■ **EXERCISE**: Report all lines holding "this".

+ + + +

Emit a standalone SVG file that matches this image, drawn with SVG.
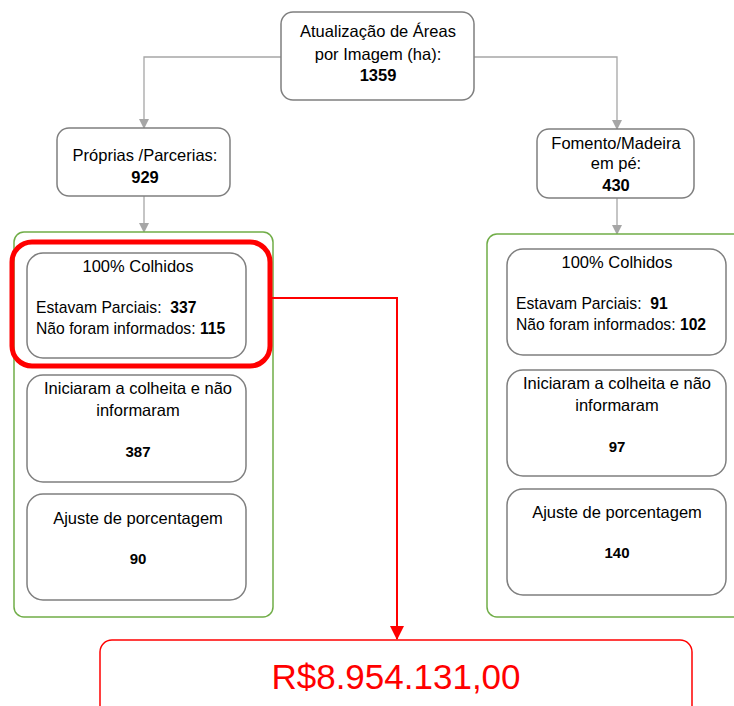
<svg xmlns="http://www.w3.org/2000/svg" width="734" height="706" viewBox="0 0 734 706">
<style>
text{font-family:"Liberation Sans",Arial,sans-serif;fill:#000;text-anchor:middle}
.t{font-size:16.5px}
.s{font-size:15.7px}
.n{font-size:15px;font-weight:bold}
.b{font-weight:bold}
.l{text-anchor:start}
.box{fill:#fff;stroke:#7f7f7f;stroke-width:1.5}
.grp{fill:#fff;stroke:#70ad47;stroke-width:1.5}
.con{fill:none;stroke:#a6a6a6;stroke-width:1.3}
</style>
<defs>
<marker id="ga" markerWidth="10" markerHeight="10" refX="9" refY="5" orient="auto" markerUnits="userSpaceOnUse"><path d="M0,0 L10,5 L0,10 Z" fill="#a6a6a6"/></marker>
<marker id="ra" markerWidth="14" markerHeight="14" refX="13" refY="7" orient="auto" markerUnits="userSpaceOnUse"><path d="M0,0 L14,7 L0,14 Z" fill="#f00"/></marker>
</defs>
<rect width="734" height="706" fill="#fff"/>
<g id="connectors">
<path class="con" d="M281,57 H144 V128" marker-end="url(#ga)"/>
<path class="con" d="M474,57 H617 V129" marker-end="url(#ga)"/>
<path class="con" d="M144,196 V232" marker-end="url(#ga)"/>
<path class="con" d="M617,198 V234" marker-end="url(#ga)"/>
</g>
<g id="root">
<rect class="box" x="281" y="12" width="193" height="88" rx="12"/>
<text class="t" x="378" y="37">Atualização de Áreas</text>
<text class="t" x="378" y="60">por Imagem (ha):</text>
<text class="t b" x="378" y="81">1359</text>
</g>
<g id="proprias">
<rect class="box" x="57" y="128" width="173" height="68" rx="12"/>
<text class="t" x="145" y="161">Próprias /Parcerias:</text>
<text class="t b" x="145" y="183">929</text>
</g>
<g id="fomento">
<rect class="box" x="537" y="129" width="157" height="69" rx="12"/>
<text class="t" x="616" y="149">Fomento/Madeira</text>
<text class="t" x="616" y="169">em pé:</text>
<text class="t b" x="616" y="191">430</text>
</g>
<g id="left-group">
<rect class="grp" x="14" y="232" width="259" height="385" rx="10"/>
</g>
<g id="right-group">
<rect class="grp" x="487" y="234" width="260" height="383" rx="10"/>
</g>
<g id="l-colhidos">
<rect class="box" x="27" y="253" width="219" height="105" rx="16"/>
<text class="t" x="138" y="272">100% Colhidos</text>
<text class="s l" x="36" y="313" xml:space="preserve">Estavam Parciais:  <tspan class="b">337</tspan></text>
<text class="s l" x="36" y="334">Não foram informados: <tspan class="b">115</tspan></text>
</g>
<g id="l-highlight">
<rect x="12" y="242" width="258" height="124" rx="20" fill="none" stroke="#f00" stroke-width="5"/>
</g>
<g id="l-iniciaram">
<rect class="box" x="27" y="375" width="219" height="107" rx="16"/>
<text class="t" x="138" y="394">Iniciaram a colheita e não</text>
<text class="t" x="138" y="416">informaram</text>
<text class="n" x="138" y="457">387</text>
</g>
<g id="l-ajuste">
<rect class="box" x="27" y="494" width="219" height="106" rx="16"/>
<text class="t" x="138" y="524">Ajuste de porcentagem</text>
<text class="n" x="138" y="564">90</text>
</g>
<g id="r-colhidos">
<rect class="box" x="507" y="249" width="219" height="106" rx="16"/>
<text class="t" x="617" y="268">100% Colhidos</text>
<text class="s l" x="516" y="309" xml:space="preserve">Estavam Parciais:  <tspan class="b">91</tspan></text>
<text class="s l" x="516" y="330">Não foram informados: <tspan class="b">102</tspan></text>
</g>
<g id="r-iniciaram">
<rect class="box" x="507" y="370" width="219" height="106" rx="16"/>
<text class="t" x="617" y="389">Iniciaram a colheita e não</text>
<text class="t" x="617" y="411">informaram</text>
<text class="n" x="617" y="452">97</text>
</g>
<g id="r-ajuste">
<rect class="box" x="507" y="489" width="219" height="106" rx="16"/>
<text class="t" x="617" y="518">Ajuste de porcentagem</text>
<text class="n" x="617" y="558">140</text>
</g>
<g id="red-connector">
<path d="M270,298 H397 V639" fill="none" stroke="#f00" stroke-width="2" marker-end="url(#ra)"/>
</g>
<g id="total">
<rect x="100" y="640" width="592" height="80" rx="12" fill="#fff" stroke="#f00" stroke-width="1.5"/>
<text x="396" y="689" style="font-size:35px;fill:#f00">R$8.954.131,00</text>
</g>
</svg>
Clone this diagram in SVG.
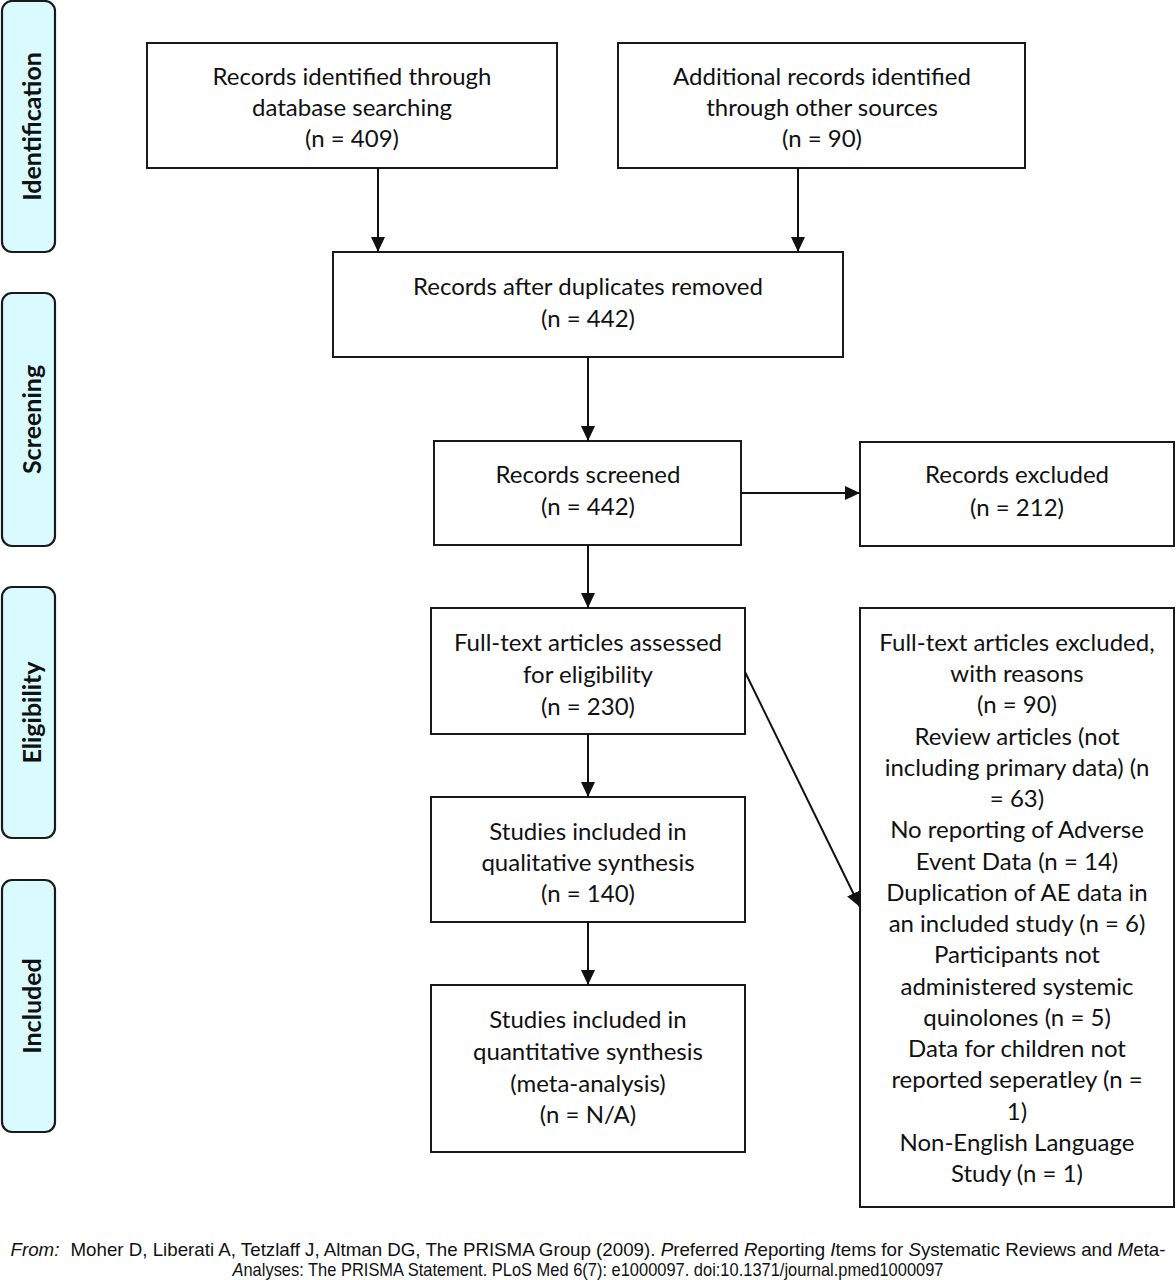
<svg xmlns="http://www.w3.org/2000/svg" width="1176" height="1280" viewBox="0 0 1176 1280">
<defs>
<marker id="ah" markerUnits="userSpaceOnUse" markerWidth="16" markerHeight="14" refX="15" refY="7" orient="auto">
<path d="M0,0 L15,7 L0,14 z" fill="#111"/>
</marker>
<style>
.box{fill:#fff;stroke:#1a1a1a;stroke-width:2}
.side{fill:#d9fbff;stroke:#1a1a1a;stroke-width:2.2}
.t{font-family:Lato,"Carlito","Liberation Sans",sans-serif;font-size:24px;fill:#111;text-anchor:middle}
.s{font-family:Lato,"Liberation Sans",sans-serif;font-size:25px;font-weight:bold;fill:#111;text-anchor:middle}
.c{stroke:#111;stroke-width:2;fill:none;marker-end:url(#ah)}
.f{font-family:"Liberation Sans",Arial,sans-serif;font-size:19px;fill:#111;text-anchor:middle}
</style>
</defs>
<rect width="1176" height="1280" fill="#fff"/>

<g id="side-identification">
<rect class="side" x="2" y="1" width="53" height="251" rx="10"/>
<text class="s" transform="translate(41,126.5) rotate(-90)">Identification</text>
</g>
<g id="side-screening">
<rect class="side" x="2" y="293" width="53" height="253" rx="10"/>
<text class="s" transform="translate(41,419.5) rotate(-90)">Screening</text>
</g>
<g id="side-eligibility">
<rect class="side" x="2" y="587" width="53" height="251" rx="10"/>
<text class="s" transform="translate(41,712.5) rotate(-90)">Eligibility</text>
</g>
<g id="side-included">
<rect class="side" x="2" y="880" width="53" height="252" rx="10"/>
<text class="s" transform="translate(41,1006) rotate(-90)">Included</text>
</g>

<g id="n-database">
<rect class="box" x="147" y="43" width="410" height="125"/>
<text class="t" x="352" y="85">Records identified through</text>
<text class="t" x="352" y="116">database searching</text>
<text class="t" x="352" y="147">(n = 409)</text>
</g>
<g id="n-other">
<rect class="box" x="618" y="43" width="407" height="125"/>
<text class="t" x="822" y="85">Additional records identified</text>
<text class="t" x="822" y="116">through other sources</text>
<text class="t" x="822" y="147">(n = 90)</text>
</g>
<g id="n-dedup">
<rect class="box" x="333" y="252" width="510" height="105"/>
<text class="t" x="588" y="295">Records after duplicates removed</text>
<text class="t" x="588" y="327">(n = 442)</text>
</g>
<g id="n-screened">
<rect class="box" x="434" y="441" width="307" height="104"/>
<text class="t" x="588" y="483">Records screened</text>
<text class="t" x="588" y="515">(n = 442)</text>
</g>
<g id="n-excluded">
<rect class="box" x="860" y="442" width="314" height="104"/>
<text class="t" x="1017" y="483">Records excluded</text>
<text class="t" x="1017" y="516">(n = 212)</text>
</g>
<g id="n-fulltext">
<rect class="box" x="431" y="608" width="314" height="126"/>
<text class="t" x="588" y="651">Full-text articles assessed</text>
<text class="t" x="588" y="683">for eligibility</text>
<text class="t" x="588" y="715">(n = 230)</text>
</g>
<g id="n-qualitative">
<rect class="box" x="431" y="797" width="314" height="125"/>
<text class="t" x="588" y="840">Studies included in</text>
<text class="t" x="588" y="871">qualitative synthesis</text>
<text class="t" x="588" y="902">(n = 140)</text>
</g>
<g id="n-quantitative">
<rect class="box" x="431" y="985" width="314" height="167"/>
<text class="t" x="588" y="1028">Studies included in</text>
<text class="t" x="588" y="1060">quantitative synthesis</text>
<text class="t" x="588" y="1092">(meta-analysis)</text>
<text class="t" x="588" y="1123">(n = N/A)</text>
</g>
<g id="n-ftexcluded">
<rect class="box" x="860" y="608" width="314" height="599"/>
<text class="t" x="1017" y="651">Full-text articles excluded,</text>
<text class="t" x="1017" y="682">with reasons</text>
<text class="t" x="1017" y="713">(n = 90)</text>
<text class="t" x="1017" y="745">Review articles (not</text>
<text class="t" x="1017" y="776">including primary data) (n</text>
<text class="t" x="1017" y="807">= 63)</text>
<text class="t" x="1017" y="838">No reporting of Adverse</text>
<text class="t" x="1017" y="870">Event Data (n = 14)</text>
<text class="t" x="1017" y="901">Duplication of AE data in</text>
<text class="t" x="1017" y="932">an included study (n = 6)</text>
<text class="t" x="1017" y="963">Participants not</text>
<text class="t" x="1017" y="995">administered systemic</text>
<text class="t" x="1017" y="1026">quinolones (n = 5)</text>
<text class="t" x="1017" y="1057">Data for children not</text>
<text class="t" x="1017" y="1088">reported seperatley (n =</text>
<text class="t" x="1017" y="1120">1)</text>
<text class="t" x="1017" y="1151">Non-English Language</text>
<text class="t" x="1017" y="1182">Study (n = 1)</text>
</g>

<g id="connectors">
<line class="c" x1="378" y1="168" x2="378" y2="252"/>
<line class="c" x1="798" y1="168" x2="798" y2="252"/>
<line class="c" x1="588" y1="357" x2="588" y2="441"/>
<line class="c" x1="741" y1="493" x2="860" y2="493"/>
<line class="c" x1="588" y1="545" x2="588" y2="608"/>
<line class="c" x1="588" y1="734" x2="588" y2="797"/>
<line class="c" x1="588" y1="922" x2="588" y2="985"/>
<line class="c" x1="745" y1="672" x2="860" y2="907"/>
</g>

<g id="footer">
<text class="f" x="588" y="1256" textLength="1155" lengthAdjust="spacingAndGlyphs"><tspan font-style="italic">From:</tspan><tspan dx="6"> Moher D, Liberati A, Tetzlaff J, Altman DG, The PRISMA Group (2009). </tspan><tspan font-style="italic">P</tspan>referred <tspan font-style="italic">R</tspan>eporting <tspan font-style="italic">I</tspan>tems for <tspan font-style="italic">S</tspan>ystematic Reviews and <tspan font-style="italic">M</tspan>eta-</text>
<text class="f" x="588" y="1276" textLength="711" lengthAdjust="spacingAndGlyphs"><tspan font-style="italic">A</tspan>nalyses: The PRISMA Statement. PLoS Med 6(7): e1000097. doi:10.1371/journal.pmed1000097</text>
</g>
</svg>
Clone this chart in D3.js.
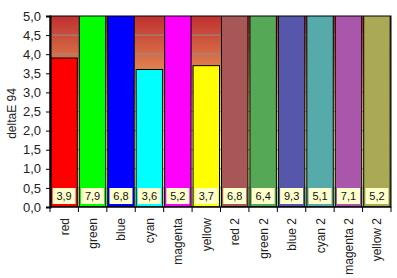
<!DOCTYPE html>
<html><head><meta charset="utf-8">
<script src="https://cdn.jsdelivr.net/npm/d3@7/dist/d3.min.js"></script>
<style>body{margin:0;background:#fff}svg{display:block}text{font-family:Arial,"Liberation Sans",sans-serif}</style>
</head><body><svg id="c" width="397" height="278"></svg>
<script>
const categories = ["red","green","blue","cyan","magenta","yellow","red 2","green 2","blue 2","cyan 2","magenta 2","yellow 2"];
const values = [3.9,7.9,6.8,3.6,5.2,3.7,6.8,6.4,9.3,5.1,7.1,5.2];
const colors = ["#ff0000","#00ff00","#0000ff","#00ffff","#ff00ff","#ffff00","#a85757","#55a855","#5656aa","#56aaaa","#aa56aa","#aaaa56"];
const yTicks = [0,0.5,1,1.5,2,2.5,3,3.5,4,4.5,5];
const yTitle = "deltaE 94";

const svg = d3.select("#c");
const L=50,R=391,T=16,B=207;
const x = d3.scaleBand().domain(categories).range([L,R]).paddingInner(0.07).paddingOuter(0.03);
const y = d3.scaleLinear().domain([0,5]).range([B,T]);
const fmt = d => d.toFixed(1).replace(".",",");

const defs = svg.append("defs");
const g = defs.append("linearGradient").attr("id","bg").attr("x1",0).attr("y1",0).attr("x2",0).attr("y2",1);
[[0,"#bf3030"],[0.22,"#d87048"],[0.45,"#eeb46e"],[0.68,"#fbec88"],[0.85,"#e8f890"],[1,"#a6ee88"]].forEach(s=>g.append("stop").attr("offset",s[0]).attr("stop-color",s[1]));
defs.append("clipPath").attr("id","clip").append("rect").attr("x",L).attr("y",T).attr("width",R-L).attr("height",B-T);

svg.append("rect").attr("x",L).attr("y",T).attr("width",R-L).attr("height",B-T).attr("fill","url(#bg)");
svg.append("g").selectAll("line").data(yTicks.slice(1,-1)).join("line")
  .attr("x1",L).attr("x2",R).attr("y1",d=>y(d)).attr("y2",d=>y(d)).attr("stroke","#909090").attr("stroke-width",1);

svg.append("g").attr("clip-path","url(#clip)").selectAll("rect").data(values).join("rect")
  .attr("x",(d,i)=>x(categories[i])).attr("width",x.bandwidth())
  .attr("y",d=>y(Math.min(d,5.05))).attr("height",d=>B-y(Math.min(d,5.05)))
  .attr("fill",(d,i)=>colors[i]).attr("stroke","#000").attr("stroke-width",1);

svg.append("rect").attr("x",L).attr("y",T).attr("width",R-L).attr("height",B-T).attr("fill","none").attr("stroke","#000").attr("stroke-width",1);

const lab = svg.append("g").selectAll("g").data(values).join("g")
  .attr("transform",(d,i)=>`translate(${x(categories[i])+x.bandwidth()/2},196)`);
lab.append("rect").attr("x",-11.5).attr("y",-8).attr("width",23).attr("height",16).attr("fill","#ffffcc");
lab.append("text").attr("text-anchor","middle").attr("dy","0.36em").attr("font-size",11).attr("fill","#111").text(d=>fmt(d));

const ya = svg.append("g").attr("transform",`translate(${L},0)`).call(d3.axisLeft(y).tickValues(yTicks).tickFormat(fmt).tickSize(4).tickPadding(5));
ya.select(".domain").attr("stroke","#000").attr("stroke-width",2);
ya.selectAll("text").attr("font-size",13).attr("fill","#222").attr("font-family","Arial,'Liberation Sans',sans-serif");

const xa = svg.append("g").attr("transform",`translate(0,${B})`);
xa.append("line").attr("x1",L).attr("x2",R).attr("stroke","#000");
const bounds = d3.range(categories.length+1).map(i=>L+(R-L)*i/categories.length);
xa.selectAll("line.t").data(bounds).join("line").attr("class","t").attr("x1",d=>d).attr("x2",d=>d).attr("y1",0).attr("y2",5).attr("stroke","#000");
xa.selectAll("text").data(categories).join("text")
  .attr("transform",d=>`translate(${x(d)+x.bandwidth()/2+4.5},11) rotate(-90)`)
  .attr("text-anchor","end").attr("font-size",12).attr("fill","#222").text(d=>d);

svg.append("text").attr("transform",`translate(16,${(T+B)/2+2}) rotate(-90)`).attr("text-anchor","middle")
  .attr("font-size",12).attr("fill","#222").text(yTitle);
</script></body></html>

+ + + +

■ **TASK RESPONSE**:
Emit a standalone SVG file that matches this image, drawn with SVG.
Clone this diagram in SVG.
Clone this chart in D3.js.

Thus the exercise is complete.